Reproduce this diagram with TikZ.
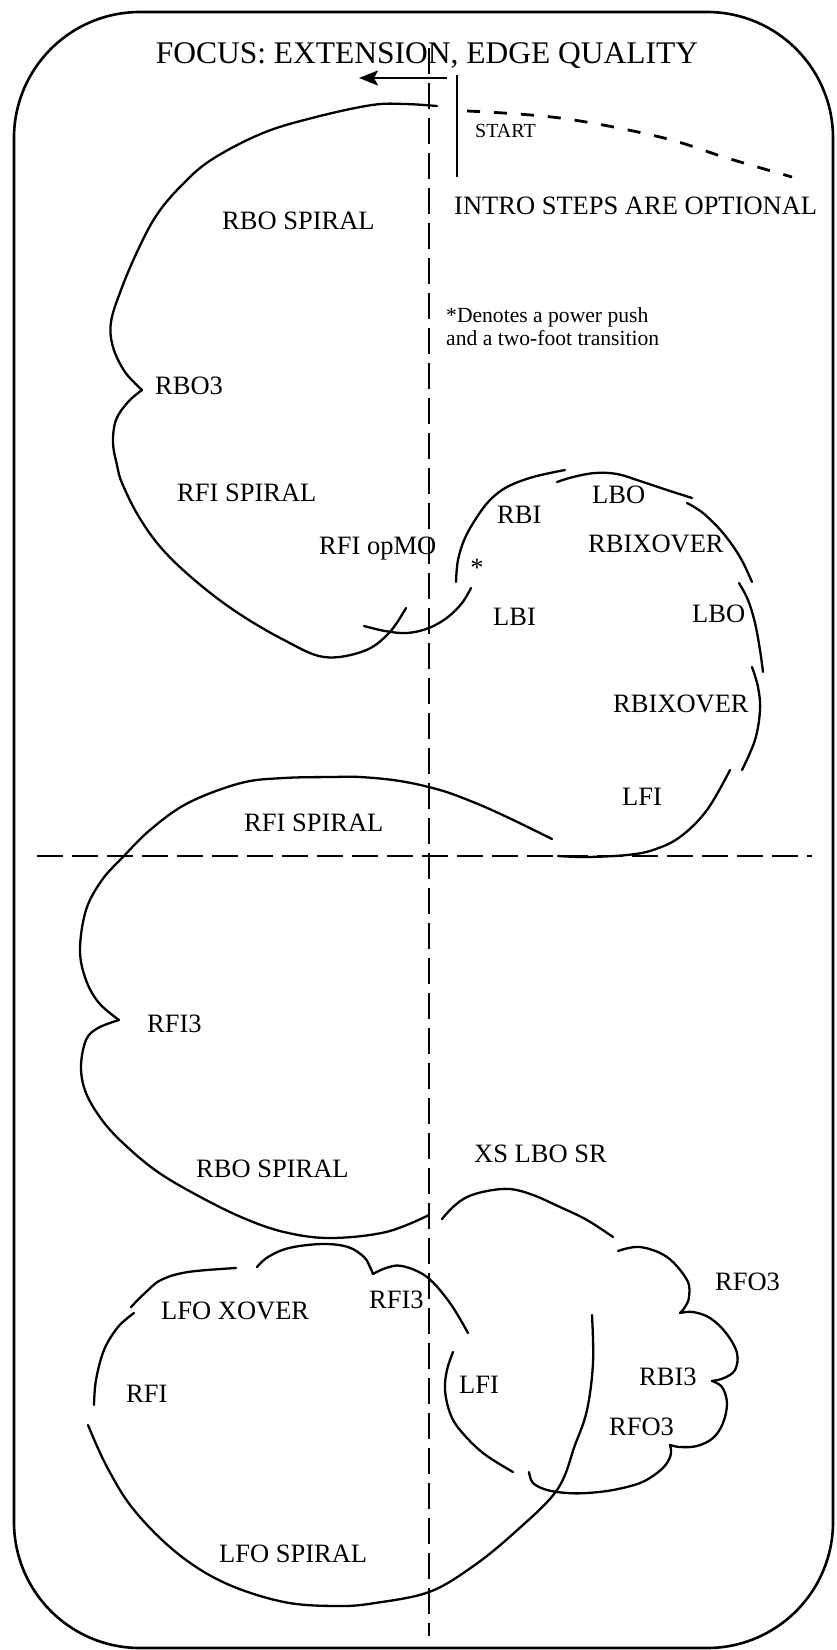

...

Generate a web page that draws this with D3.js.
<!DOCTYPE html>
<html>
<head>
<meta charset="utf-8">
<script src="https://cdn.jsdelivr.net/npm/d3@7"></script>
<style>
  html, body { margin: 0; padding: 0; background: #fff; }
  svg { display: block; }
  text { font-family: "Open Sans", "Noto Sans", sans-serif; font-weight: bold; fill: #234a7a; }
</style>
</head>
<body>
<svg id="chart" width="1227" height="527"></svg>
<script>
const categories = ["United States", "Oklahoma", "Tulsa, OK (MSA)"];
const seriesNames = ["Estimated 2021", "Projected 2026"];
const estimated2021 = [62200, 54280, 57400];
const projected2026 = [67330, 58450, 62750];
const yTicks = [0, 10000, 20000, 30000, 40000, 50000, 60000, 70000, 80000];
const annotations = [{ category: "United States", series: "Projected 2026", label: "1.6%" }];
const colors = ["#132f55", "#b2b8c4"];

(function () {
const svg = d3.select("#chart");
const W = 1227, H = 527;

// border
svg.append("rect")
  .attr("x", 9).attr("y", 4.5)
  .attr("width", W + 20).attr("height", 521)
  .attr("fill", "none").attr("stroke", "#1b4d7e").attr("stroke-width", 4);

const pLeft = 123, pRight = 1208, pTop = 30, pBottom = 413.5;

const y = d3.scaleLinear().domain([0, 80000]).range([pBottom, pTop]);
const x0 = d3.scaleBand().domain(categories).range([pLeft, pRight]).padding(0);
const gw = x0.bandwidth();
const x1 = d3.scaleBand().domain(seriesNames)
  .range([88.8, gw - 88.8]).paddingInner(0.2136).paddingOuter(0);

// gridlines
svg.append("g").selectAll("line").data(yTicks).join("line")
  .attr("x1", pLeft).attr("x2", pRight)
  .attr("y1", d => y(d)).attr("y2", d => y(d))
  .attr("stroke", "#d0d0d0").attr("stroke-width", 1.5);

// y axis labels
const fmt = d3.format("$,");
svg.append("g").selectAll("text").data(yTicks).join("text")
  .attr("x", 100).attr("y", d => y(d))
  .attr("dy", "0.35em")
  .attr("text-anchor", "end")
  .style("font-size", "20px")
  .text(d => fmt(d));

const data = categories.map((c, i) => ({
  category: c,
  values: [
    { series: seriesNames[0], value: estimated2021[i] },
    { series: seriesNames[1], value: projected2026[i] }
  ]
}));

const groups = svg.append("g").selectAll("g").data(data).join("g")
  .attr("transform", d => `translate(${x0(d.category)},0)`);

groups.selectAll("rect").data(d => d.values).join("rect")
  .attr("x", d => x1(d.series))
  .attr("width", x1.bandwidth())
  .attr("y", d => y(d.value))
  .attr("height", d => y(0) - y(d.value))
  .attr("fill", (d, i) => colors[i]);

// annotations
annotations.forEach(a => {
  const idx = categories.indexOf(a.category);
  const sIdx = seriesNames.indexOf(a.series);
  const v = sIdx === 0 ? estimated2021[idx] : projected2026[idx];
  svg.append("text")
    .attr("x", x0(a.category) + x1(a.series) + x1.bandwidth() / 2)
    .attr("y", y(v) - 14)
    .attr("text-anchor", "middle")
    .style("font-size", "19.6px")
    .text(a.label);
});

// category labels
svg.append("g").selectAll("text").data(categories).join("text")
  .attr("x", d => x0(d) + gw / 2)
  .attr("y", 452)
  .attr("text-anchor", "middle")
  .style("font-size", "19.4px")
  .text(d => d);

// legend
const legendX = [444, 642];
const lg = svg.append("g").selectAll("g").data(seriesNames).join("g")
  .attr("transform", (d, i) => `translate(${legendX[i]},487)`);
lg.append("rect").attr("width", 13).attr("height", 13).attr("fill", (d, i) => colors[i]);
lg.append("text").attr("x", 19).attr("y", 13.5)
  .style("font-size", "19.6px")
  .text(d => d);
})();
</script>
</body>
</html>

Directions |
From the records above, pick out and copy each line holding the word "with".

Reply |
Reproduce this diagram with TikZ.
Generate a web page that draws this with D3.js.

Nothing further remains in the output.